Symmetric algorithms:
- Triple DES (3DES)
- Advanced Encryption Standard (AES)
Asymmetric algorithms
- Rivest Shamir Adleman (RSA)
- Digital Signature Algorithm (DSA)
Symmetric algorithms
Triple DES (3DES)
Triple DES (3DES) is known as a block cipher because of the way it converts plaintext into ciphertext in “blocks.” Its origins trace back to the Data Encryption Standard (DES), which was developed in the early 1970s. DES was one of the earliest symmetric encryption algorithms that generated 64-bit keys. A bit is the smallest unit of data measurement on a computer. As you might imagine, Triple DES generates keys that are 192 bits, or three times as long. Despite the longer keys, many organizations are moving away from using Triple DES due to limitations on the amount of data that can be encrypted. However, Triple DES is likely to remain in use for backwards compatibility purposes.
Symmetric algorithms
Advanced Encryption Standard (AES)
Advanced Encryption Standard (AES) is one of the most secure symmetric algorithms today. AES generates keys that are 128, 192, or 256 bits. Cryptographic keys of this size are considered to be safe from brute force attacks. It’s estimated that brute forcing an AES 128-bit key could take a modern computer billions of years!
Asymmetric algorithms
Rivest Shamir Adleman (RSA)
Rivest Shamir Adleman (RSA) is named after its three creators who developed it while at the Massachusetts Institute of Technology (MIT). RSA is one of the first asymmetric encryption algorithms that produces a public and private key pair. Asymmetric algorithms like RSA produce even longer key lengths. In part, this is due to the fact that these functions are creating two keys. RSA key sizes are 1,024, 2,048, or 4,096 bits. RSA is mainly used to protect highly sensitive data.
Asymmetric algorithms
Digital Signature Algorithm (DSA)
Digital Signature Algorithm (DSA) is a standard asymmetric algorithm that was introduced by NIST in the early 1990s. DSA also generates key lengths of 2,048 bits. This algorithm is widely used today as a complement to RSA in public key infrastructure.
Generating keys
These algorithms must be implemented when an organization chooses one to protect their data. One way this is done is using OpenSSL, which is an open-source command line tool that can be used to generate public and private keys. OpenSSL is commonly used by computers to verify digital certificates that are exchanged as part of public key infrastructure.

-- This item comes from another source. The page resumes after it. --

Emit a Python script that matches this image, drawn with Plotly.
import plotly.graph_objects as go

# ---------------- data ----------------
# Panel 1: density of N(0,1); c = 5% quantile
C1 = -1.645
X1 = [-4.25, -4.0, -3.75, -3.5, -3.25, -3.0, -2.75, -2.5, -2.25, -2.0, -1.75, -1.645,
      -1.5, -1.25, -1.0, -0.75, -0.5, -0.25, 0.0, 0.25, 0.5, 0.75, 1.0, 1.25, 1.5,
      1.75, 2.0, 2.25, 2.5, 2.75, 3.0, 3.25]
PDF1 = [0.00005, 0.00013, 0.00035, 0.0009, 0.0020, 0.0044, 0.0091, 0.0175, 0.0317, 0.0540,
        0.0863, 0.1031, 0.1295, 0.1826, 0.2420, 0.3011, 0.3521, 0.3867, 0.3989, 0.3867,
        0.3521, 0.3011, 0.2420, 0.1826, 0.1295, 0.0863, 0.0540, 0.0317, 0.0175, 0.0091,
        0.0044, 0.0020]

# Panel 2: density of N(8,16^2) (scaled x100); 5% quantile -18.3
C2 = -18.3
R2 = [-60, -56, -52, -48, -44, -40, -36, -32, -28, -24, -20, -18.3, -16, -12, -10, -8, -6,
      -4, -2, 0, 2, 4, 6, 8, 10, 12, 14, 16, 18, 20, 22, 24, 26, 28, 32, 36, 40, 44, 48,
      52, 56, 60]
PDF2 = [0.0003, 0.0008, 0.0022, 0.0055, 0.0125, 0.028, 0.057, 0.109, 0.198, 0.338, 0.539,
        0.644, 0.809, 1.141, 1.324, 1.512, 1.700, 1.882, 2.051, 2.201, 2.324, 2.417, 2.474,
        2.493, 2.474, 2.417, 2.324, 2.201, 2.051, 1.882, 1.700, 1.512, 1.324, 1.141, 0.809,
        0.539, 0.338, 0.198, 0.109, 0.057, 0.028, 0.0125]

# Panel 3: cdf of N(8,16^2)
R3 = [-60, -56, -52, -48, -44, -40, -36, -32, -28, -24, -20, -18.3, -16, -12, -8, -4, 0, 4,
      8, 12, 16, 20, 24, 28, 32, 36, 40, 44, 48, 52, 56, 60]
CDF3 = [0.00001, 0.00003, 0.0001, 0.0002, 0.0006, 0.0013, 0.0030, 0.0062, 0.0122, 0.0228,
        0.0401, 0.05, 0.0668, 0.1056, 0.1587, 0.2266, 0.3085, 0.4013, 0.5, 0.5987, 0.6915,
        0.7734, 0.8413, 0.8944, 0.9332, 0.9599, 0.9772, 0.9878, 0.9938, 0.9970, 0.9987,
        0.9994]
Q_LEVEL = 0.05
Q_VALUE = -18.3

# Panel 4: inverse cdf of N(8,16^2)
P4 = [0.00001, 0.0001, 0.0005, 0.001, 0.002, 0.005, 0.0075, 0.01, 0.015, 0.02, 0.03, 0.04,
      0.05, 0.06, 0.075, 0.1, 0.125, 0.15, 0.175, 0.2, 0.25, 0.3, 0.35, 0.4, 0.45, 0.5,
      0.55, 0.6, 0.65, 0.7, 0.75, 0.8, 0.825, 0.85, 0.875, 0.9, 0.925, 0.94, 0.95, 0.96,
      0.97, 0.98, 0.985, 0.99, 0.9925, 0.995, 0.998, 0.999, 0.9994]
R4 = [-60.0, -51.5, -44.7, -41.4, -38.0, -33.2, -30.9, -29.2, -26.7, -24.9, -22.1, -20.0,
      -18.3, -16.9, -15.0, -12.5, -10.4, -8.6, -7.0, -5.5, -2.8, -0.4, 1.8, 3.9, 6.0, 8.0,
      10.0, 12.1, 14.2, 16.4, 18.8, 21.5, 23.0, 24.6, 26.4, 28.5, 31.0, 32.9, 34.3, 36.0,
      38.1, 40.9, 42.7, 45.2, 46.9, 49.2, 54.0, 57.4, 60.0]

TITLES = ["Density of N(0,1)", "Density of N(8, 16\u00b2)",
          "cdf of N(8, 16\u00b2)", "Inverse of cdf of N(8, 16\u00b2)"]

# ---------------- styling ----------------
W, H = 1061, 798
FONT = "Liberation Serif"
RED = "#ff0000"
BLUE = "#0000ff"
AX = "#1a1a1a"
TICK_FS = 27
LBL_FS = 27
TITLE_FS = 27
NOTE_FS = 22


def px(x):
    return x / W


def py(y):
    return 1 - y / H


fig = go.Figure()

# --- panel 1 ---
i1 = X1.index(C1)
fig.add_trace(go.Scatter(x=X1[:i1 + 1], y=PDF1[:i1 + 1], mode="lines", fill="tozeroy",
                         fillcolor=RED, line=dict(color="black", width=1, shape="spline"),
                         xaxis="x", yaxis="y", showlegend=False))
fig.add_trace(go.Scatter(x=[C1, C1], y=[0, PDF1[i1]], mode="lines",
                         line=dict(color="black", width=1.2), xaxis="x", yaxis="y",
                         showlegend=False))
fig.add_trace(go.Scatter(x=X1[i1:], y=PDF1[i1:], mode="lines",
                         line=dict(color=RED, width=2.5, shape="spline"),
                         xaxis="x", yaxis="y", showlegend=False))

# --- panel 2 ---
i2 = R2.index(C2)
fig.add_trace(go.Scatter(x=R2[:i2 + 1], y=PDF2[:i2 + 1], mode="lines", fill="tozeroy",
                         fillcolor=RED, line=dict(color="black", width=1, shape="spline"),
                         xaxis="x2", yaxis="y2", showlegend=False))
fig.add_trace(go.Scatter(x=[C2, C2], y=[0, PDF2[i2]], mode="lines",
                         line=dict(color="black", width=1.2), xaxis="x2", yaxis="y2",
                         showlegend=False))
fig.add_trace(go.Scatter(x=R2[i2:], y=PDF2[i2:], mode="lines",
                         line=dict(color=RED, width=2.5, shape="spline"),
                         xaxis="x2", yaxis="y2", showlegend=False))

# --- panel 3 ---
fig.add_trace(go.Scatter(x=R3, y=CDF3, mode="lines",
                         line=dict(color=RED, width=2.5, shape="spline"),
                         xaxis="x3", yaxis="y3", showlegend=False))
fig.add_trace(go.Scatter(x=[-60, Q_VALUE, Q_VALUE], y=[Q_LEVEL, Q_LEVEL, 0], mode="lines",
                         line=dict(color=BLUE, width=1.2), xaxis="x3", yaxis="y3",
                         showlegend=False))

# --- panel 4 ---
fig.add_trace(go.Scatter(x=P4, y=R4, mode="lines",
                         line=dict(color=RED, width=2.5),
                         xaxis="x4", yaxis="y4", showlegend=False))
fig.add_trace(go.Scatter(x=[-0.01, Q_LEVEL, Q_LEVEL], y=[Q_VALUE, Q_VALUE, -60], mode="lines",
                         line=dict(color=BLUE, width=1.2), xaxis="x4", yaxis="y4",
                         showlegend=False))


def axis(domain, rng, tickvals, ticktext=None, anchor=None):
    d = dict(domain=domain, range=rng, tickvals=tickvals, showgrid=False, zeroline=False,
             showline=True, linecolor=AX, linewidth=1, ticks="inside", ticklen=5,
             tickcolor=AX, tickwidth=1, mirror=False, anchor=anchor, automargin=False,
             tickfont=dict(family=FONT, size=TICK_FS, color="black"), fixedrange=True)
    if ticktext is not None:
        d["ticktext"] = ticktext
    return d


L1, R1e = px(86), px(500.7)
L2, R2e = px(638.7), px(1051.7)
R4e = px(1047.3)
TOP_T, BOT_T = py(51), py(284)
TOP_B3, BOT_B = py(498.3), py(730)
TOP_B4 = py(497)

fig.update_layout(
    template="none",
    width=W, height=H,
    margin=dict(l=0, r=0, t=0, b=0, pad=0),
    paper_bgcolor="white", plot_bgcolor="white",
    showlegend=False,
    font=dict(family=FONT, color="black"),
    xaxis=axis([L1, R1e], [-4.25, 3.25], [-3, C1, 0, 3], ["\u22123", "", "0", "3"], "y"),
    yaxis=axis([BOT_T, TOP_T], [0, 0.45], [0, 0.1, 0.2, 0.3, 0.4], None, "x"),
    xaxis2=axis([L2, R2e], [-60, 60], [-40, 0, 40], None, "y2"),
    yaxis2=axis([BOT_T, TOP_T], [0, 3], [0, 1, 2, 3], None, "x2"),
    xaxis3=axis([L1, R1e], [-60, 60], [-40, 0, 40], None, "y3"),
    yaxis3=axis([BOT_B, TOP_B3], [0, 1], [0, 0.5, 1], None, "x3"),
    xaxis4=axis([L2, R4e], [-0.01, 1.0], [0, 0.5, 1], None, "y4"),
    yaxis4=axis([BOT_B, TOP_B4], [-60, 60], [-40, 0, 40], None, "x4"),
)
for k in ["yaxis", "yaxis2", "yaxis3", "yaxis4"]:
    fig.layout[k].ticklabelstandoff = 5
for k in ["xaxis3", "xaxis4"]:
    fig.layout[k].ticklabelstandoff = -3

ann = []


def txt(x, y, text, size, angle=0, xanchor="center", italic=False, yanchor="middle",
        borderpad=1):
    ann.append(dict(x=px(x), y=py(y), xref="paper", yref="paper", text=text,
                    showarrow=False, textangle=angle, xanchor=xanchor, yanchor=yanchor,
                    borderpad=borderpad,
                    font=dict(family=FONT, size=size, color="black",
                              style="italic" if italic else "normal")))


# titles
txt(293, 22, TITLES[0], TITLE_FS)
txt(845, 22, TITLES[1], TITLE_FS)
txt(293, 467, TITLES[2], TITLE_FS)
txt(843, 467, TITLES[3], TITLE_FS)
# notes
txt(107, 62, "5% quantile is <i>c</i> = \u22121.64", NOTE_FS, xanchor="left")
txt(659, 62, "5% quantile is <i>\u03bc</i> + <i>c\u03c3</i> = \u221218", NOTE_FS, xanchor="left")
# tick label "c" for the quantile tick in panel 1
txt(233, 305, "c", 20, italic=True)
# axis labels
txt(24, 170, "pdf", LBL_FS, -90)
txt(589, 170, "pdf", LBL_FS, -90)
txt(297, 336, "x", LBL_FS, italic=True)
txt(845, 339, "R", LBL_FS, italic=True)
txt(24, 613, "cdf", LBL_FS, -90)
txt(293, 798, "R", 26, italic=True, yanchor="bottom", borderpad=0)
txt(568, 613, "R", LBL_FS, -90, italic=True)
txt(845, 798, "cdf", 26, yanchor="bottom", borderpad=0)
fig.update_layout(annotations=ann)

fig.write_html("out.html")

Note: OpenSSL is just one option. There are various others available that can generate keys with any of these common algorithms.

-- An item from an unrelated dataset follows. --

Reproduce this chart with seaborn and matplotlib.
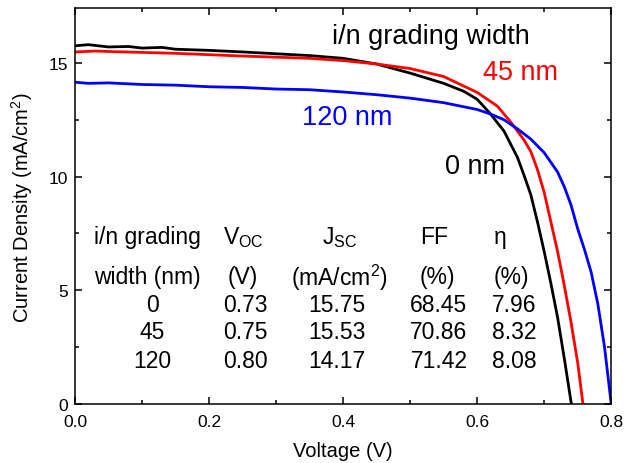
import matplotlib
matplotlib.use("Agg")
import matplotlib.pyplot as plt
from matplotlib.ticker import MultipleLocator
import seaborn as sns

# J-V curves
v_0nm = [0.0, 0.02, 0.05, 0.08, 0.1, 0.13, 0.15, 0.2, 0.25, 0.3, 0.35, 0.4, 0.45, 0.5, 0.55,
         0.58, 0.6, 0.62, 0.64, 0.66, 0.67, 0.68, 0.69, 0.70, 0.71, 0.72, 0.73, 0.74, 0.745]
j_0nm = [15.75, 15.80, 15.70, 15.72, 15.65, 15.68, 15.60, 15.55, 15.48, 15.40, 15.32, 15.20,
         14.95, 14.55, 14.10, 13.75, 13.40, 12.75, 12.00, 10.85, 10.05, 9.20, 8.00, 6.70,
         5.30, 3.80, 2.00, 0.10, -0.8]

v_45nm = [0.0, 0.03, 0.05, 0.1, 0.15, 0.2, 0.25, 0.3, 0.35, 0.4, 0.45, 0.5, 0.55, 0.6,
          0.63, 0.65, 0.67, 0.68, 0.69, 0.70, 0.71, 0.72, 0.73, 0.74, 0.75, 0.76]
j_45nm = [15.48, 15.52, 15.50, 15.46, 15.42, 15.36, 15.30, 15.25, 15.20, 15.10, 14.95, 14.75,
          14.40, 13.70, 13.10, 12.40, 11.60, 11.10, 10.30, 9.30, 8.00, 6.70, 5.20, 3.60,
          1.80, -0.5]

v_120nm = [0.0, 0.02, 0.05, 0.1, 0.15, 0.2, 0.25, 0.3, 0.35, 0.4, 0.45, 0.5, 0.55, 0.6,
           0.62, 0.64, 0.66, 0.68, 0.70, 0.72, 0.73, 0.74, 0.75, 0.76, 0.77, 0.78, 0.79, 0.80]
j_120nm = [14.15, 14.10, 14.12, 14.05, 14.02, 13.95, 13.92, 13.85, 13.82, 13.72, 13.60, 13.45,
           13.25, 12.95, 12.75, 12.50, 12.10, 11.65, 11.05, 10.20, 9.55, 8.75, 7.70, 6.80,
           5.80, 4.40, 2.50, 0.0]

# table inside the plot
widths = ["0", "45", "120"]
voc = ["0.73", "0.75", "0.80"]
jsc = ["15.75", "15.53", "14.17"]
ff = ["68.45", "70.86", "71.42"]
eta = ["7.96", "8.32", "8.08"]

sns.set_style("ticks", {"axes.edgecolor": "black", "text.color": "black",
                        "axes.labelcolor": "black", "xtick.color": "black",
                        "ytick.color": "black"})
plt.rcParams["font.family"] = ["Liberation Sans", "DejaVu Sans"]
plt.rcParams["mathtext.fontset"] = "custom"
plt.rcParams["mathtext.rm"] = "Liberation Sans"
plt.rcParams["mathtext.it"] = "Liberation Sans:italic"

fig = plt.figure(figsize=(6.25, 4.64), dpi=100)
ax = fig.add_axes([0.12, 0.127, 0.858, 0.853])

lw = 2.0
sns.lineplot(x=v_0nm, y=j_0nm, color="black", lw=lw, ax=ax, sort=False, estimator=None)
sns.lineplot(x=v_45nm, y=j_45nm, color="red", lw=lw, ax=ax, sort=False, estimator=None)
sns.lineplot(x=v_120nm, y=j_120nm, color="blue", lw=lw, ax=ax, sort=False, estimator=None)

ax.set_xlim(0, 0.8)
ax.set_ylim(0, 17.4)
ax.xaxis.set_major_locator(MultipleLocator(0.2))
ax.xaxis.set_minor_locator(MultipleLocator(0.1))
ax.yaxis.set_major_locator(MultipleLocator(5))
ax.yaxis.set_minor_locator(MultipleLocator(2.5))
ax.tick_params(which="both", direction="in", top=True, right=True, labelsize=12.5,
               width=1.1, colors="black")
ax.tick_params(which="major", length=5)
ax.tick_params(which="minor", length=3)
ax.tick_params(axis="x", pad=7)
ax.tick_params(axis="y", pad=5)
for s in ax.spines.values():
    s.set_linewidth(1.1)
    s.set_color("black")
ax.set_xlabel("Voltage (V)", fontsize=14.5, labelpad=9, color="black")
ax.set_ylabel("Current Density (mA/cm$^2$)", fontsize=14.5, labelpad=10, color="black")

# curve labels
lf = 19.5
ax.text(0.531, 16.2, "i/n grading width", fontsize=lf, ha="center", va="center")
ax.text(0.664, 14.6, "45 nm", fontsize=lf, color="red", ha="center", va="center")
ax.text(0.406, 12.64, "120 nm", fontsize=lf, color="blue", ha="center", va="center")
ax.text(0.597, 10.45, "0 nm", fontsize=lf, color="black", ha="center", va="center")

fs = 16.5
ax.text(0.028, 7.36, "i/n grading", fontsize=fs, va="center")
ax.text(0.028, 5.6, "width (nm)", fontsize=fs, va="center")
ax.text(0.251, 7.36, r"V$_{\mathrm{OC}}$", fontsize=fs, ha="center", va="center")
ax.text(0.251, 5.6, "(V)", fontsize=fs, ha="center", va="center")
ax.text(0.394, 7.36, r"J$_{\mathrm{SC}}$", fontsize=fs, ha="center", va="center")
ax.text(0.394, 5.6, "(mA/cm$^2$)", fontsize=fs, ha="center", va="center")
ax.text(0.536, 7.36, "FF", fontsize=fs, ha="center", va="center")
ax.text(0.541, 5.6, "(%)", fontsize=fs, ha="center", va="center")
ax.text(0.625, 7.36, "η", fontsize=fs, va="center")
ax.text(0.624, 5.6, "(%)", fontsize=fs, va="center")

rows_y = [4.36, 3.17, 1.9]
for i, y in enumerate(rows_y):
    ax.text(0.115, y, widths[i], fontsize=fs, ha="center", va="center")
    ax.text(0.254, y, voc[i], fontsize=fs, ha="center", va="center")
    ax.text(0.391, y, jsc[i], fontsize=fs, ha="center", va="center")
    ax.text(0.543, y, ff[i], fontsize=fs, ha="center", va="center")
    ax.text(0.622, y, eta[i], fontsize=fs, va="center")

fig.savefig("out.png", dpi=100)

In early 2014, OpenSSL disclosed a vulnerability, known as the
Heartbleed bug, that exposed sensitive data in the memory of websites and applications. Although unpatched versions of OpenSSL are still available, the Heartbleed bug was patched later that year (2014). Many businesses today use the secure versions of OpenSSL to generate public and private keys, demonstrating the importance of using up-to-date software.
Obscurity is not security
In the world of cryptography, a cipher must be proven to be unbreakable before claiming that it is secure. According to
Kerchoff’s principle, cryptography should be designed in such a way that all the details of an algorithm—except for the private key—should be knowable without sacrificing its security. For example, you can access all the details about how AES encryption works online and yet it is still unbreakable.
Occasionally, organizations implement their own, custom encryption algorithms. There have been instances where those secret cryptographic systems have been quickly cracked after being made public.
Pro tip: A cryptographic system should not be considered secure if it requires secrecy around how it works.